Friday 16 October 2009

A juror’s doubts


It all started in 1991 just days before Christmas in the small town of Corsicana, Texas.

Cameron Todd Willingham was home alone with his three little girls when the house caught on fire. All three children died and Willingham got out with just some minor burns. He was convicted of “arson homicide” and sentenced to death for setting the fire while his wife was out shopping for Christmas presents.

I’ve covered this case for years now for AC360° and there are still so many unanswered questions.

Top of the list: “Was an innocent man executed?” And now, is Texas Governor Rick Perry trying to cover up evidence that would show he was innocent? Willingham died by lethal injection February 17, 2004, after Texas Governor Rick Perry refused to grant him a stay even though new evidence had come to light that the fire was not arson! Mr. Perry is now in a heated re-election campaign.

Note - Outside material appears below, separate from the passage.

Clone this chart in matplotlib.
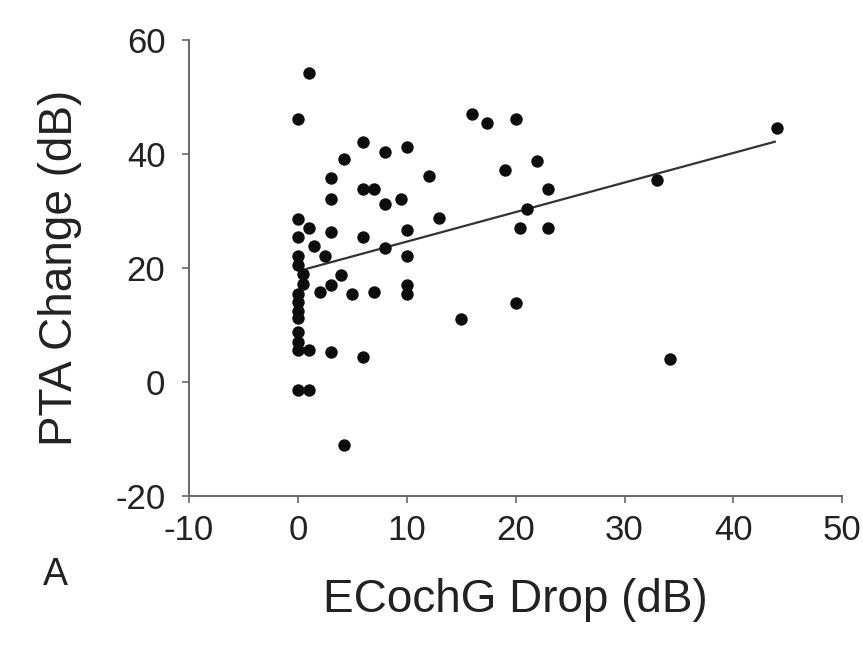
import matplotlib
matplotlib.use("Agg")
import matplotlib.pyplot as plt

# Datos (ECochG drop vs cambio PTA)
ecochg_drop = [1, 0, 6, 4.2, 3, 6, 7, 3, 0, 1, 3, 6, 0, 1.5, 0, 2.5, 0, 0.5, 0.5,
               4, 3, 2, 5, 7, 0, 0, 0, 0, 0, 0, 0, 1, 3, 6, 0, 1, 4.2,
               8, 10, 16, 17.4, 20, 22, 19, 12, 23, 8, 9.5, 13, 21, 20.4, 23,
               10, 8, 10, 10, 10, 20, 15, 44, 33, 34.2]
pta_change = [54.2, 46.1, 42.2, 39.2, 35.8, 33.9, 33.9, 32.1, 28.7, 27.1, 26.4, 25.5,
              25.4, 23.8, 22.2, 22.1, 20.6, 19.0, 17.2, 18.8, 17.1, 15.8, 15.4, 15.8,
              15.5, 14.0, 12.5, 11.2, 8.8, 7.1, 5.6, 5.7, 5.3, 4.4, -1.4, -1.4, -11.0,
              40.4, 41.3, 47.1, 45.4, 46.1, 38.8, 37.2, 36.1, 33.9, 31.2, 32.2, 28.8,
              30.3, 27.1, 27.1, 26.7, 23.5, 22.1, 17.1, 15.4, 13.8, 11.0, 44.6, 35.4, 4.0]

# Recta de regresion
fit_intercept = 19.46
fit_slope = 0.519
fit_x = [0.8, 43.8]

x_ticks = [-10, 0, 10, 20, 30, 40, 50]
y_ticks = [-20, 0, 20, 40, 60]


def main():
    plt.rcParams['font.family'] = ['Liberation Sans', 'DejaVu Sans']
    plt.rcParams['axes.unicode_minus'] = False  # guion simple como en el original

    fig = plt.figure(figsize=(8.63, 6.5), dpi=100)
    ax = fig.add_axes([0.219, 0.237, 0.757, 0.701])

    ax.scatter(ecochg_drop, pta_change, s=80, color='#0d0d0d', zorder=3, linewidths=0)

    fit_y = [fit_intercept + fit_slope * v for v in fit_x]
    ax.plot(fit_x, fit_y, color='#333333', lw=1.6, zorder=2)

    ax.set_xlim(-10, 50)
    ax.set_ylim(-20, 60)
    ax.set_xticks(x_ticks)
    ax.set_yticks(y_ticks)

    for side in ['top', 'right']:
        ax.spines[side].set_visible(False)
    for side in ['left', 'bottom']:
        ax.spines[side].set_color('#666666')
        ax.spines[side].set_linewidth(1.4)

    ax.tick_params(direction='out', length=5, width=1.2, color='#666666',
                   labelsize=25, labelcolor='#222222')
    ax.tick_params(axis='y', pad=12)
    ax.tick_params(axis='x', pad=8)

    ax.set_xlabel('ECochG Drop (dB)', fontsize=33, color='#222222', labelpad=22)
    ax.set_ylabel('PTA Change (dB)', fontsize=33, color='#222222', labelpad=24)

    fig.text(0.064, 0.115, 'A', fontsize=27, color='#222222', ha='center', va='center')

    fig.savefig('out.png', dpi=100)


if __name__ == '__main__':
    main()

Willingham’s stepmother, Eugena Willingham, told me she visited her son on death row every six weeks for 12 years. She always believed in her son’s innocence. I remember discussing the case over iced tea and homemade cookies in her Ardmore, Oklahoma home. She’s a sweet woman with a Texas-sized heart.

We sat in her kitchen a couple years ago, when I first interviewed her for a story on AC360°, and she showed me the family photo album. So many pictures of her son Todd and her granddaughters. She told me, “Todd called them his babies.” She spread his ashes over their graves.

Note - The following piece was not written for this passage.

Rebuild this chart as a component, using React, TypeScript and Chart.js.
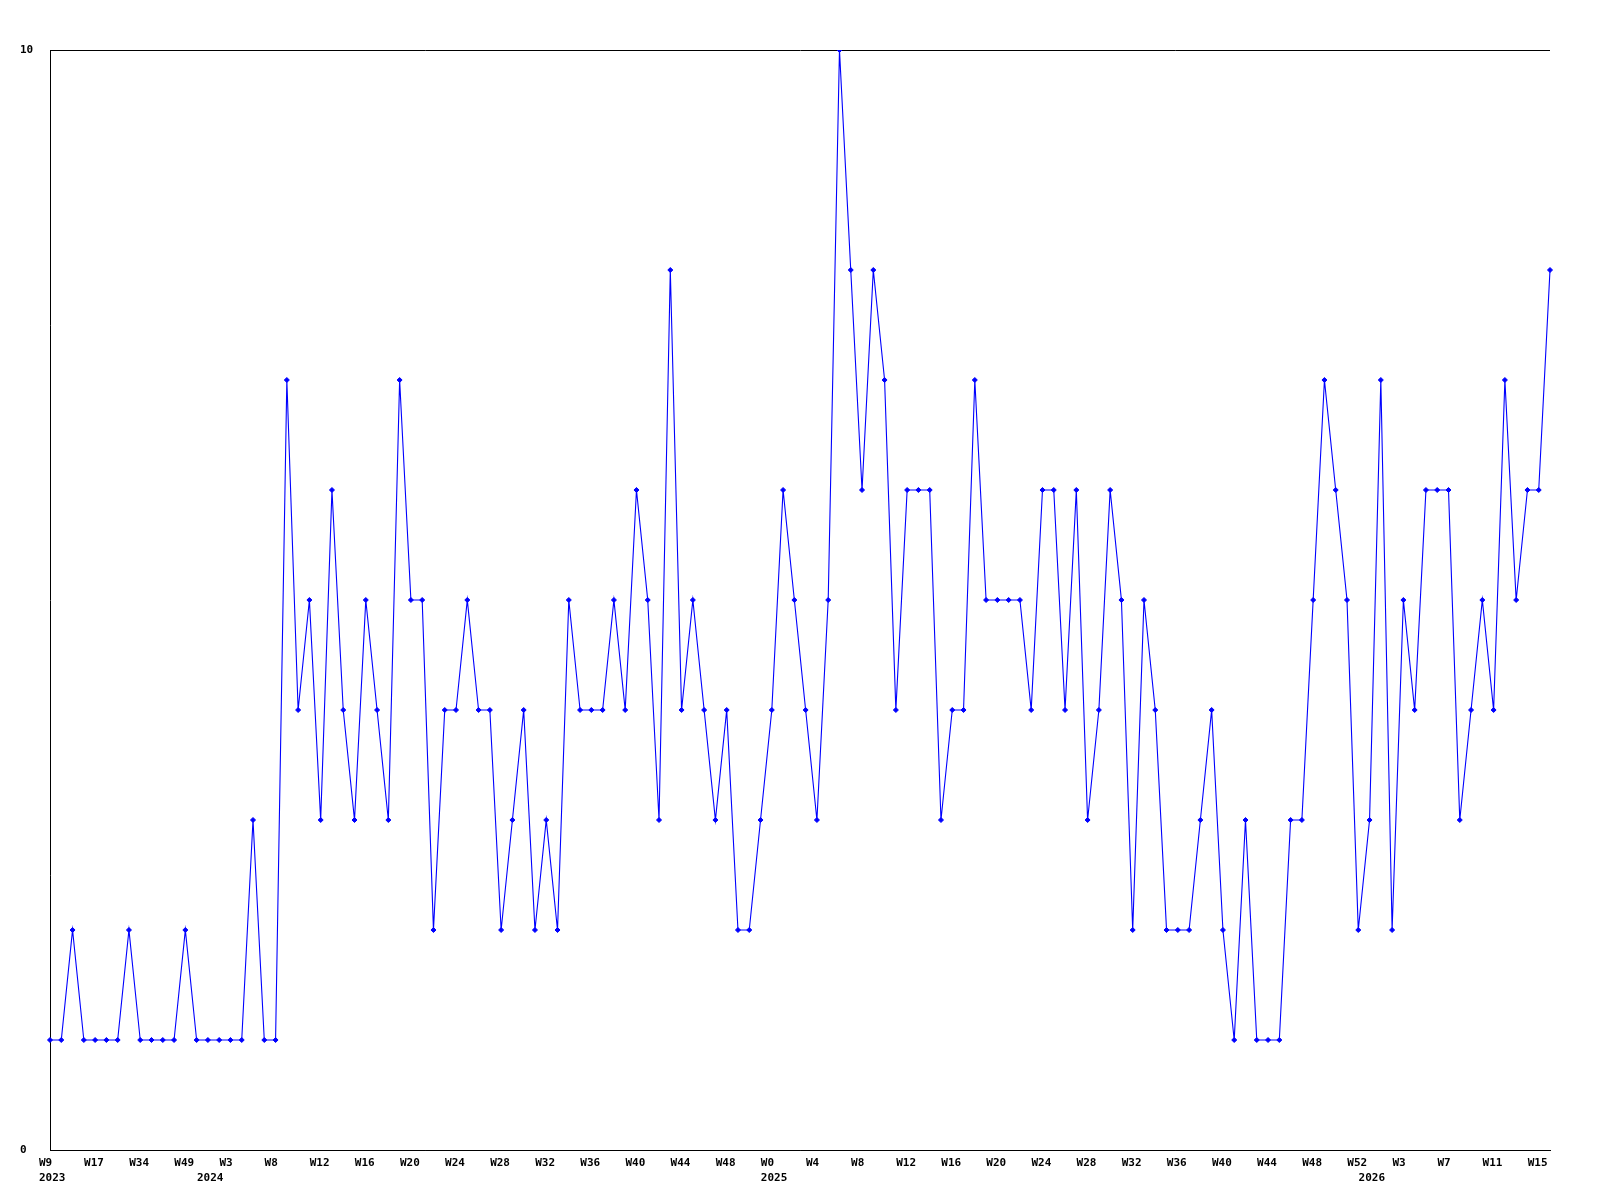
import React, { useEffect, useRef } from "react";
import { Chart, registerables } from "chart.js";

Chart.register(...registerables);

// Weekly values, in order from left to right
const values: number[] = [
  1, 1, 2, 1, 1, 1, 1, 2, 1, 1, 1, 1, 2, 1, 1, 1, 1, 1, 3, 1,
  1, 7, 4, 5, 3, 6, 4, 3, 5, 4, 3, 7, 5, 5, 2, 4, 4, 5, 4, 4,
  2, 3, 4, 2, 3, 2, 5, 4, 4, 4, 5, 4, 6, 5, 3, 8, 4, 5, 4, 3,
  4, 2, 2, 3, 4, 6, 5, 4, 3, 5, 10, 8, 6, 8, 7, 4, 6, 6, 6, 3,
  4, 4, 7, 5, 5, 5, 5, 4, 6, 6, 4, 6, 3, 4, 6, 5, 2, 5, 4, 2,
  2, 2, 3, 4, 2, 1, 3, 1, 1, 1, 3, 3, 5, 7, 6, 5, 2, 3, 7, 2,
  5, 4, 6, 6, 6, 3, 4, 5, 4, 7, 5, 6, 6, 8,
];

// Week tick labels, shown on every fourth point
const weekTicks: string[] = [
  "W9", "W17", "W34", "W49", "W3", "W8", "W12", "W16", "W20", "W24",
  "W28", "W32", "W36", "W40", "W44", "W48", "W0", "W4", "W8", "W12",
  "W16", "W20", "W24", "W28", "W32", "W36", "W40", "W44", "W48", "W52",
  "W3", "W7", "W11", "W15",
];
const weekTickStep = 4;

// Year labels and the point index where each year starts
const yearLabels: string[] = ["2023", "2024", "2025", "2026"];
const yearStartIndex: number[] = [0, 14, 64, 117];

// Y axis ticks
const yTicks: number[] = [0, 10];

const categories: string[] = values.map((_, i) => String(i));

export default function App() {
  const canvasRef = useRef<HTMLCanvasElement | null>(null);

  useEffect(() => {
    const canvas = canvasRef.current;
    if (!canvas) return;
    const font = { family: "'DejaVu Sans Mono', 'Liberation Mono', monospace", size: 11, weight: "bold" as const, lineHeight: "15.5px" };
    const chart = new Chart(canvas, {
      type: "line",
      data: {
        labels: categories,
        datasets: [
          {
            data: values,
            borderColor: "#0000ff",
            backgroundColor: "#0000ff",
            borderWidth: 1.1,
            tension: 0,
            fill: false,
            pointStyle: "rectRot",
            pointRadius: 2.5,
            pointBorderWidth: 1,
            pointBorderColor: "#0000ff",
            pointBackgroundColor: "#0000ff",
          },
        ],
      },
      options: {
        animation: false,
        responsive: false,
        devicePixelRatio: 1,
        layout: { padding: { left: 20, top: 50, right: 50, bottom: 0 } },
        plugins: { legend: { display: false }, tooltip: { enabled: false } },
        scales: {
          x: {
            type: "category",
            offset: false,
            grid: { display: false, drawTicks: false },
            border: { display: true, color: "#000000", width: 1 },
            ticks: {
              autoSkip: false,
              maxRotation: 0,
              minRotation: 0,
              align: "start",
              labelOffset: -11,
              padding: 5,
              color: "#000000",
              font,
              callback: (_v: any, index: number) => {
                const w = index % weekTickStep === 0 ? weekTicks[index / weekTickStep] || "" : "";
                const yi = yearStartIndex.indexOf(index);
                if (yi >= 0) return [w, yearLabels[yi]];
                return w;
              },
            },
            afterFit: (scale: any) => {
              scale.height = 50;
            },
          },
          y: {
            min: 0,
            max: 10,
            grid: { display: true, color: "#000000", lineWidth: 1, drawTicks: false },
            border: { display: true, color: "#000000", width: 1 },
            afterBuildTicks: (scale: any) => {
              scale.ticks = yTicks.map((v) => ({ value: v }));
            },
            ticks: {
              crossAlign: "far",
              color: "#000000",
              font,
              padding: 0,
            },
            afterFit: (scale: any) => {
              scale.width = 30;
            },
          },
        },
      },
    });
    return () => chart.destroy();
  }, []);

  return (
    <div style={{ position: "absolute", left: 0, top: 0, width: 1600, height: 1200, background: "#ffffff" }}>
      <canvas ref={canvasRef} width={1600} height={1200} style={{ display: "block" }} />
    </div>
  );
}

For weeks, Governor Perry has been facing criticism for suddenly removing four members of a state commission which had set out to determine once and for all if Todd Willingham was innocent when he died.

This replacement of four members of the commission that had already been working on the case means the state’s work on the case is delayed, and maybe even derailed for good. The findings were supposed to be released just weeks before the Texas Republican Primary vote.

One person watching this case with eyes wide open now is Dorenda Lynn Brokofsky. She was on the jury in the Willingham arson trial back in 1992 and she told me today, she hasn’t slept very much since. All these years later, Brokofsky wonders if Willingham was innocent, even though she decided along with the others at the time that he was guilty.

We spoke by phone from her home in the midwest, where she moved after leaving Corsicana, where the fire took place. She dropped a couple of bombshells that left many of us here at AC360° shaking our heads.

She told me, “My dad was a fire marshall for eight years in Corsicana.” He wasn’t the fire marshall at the time of the Willingham fire, but she had a connection. And get this, she said her family was “good friends” with Douglas Fogg. Fogg was the deputy fire marshall and a key witness in the case. Fogg’s determination that the fire was arson really helped send Willingham to death row.

I interviewed Douglas Fogg years ago about this case and he told me he still stands by his findings and believes Willingham set the fire. I asked him if he’s at all concerned he may have sent an innocent man to his death? He said, simply, “No.”

But back to the juror who knew Investigator Fogg. How could prosecutors, the judge, and even the defense, let a woman on the jury who was “good friends” with a key witness for the prosecution and the deputy investigator? Wouldn’t that be a mistrial? Too late for Todd Willingham now, but the juror told me, “I told them I knew Mr. Fogg but they didn’t care.”

To this day, Brokofsky isn’t sure Willingham was guilty. “When you’re sitting there with all those facts, there was nothing else we could see. Now I don’t know. I can’t tell you he’s innocent, I can’t say 100 percent he’s guilty,” Dorenda said.

“I don’t sleep at night because of a lot of this,” she told me. “I have gone back and forth in my mind trying to think of anything that we missed. I don’t like the fact that years later someone is saying maybe we made a mistake. That the facts aren’t what they could’ve been.”

Brokofsky said, “I’ve got to stand in front of my God one day and explain what I did.”

To be fair, Todd Willingham wasn’t perfect. He had a history and was known around town for domestic disputes with his wife. Texas Governor Rick Perry, who has always said there was “overwhelming” evidence Willingham was guilty, just yesterday called him a “monster” and said he had tried to beat his wife into having an abortion, suggesting Willingham did not want the children. Willingham’s stepmother told me they did fight, but she “never saw any bruises on his wife.”

When I told the juror that arson science has changed over the years and that at least half a dozen arson experts now say the fire was not arson and not intentionally set, Brokofsky got so upset she had to get off the phone. She said she needed some time to “process this.”

Imagine, wondering all your life, if you sent an innocent man to the death chamber?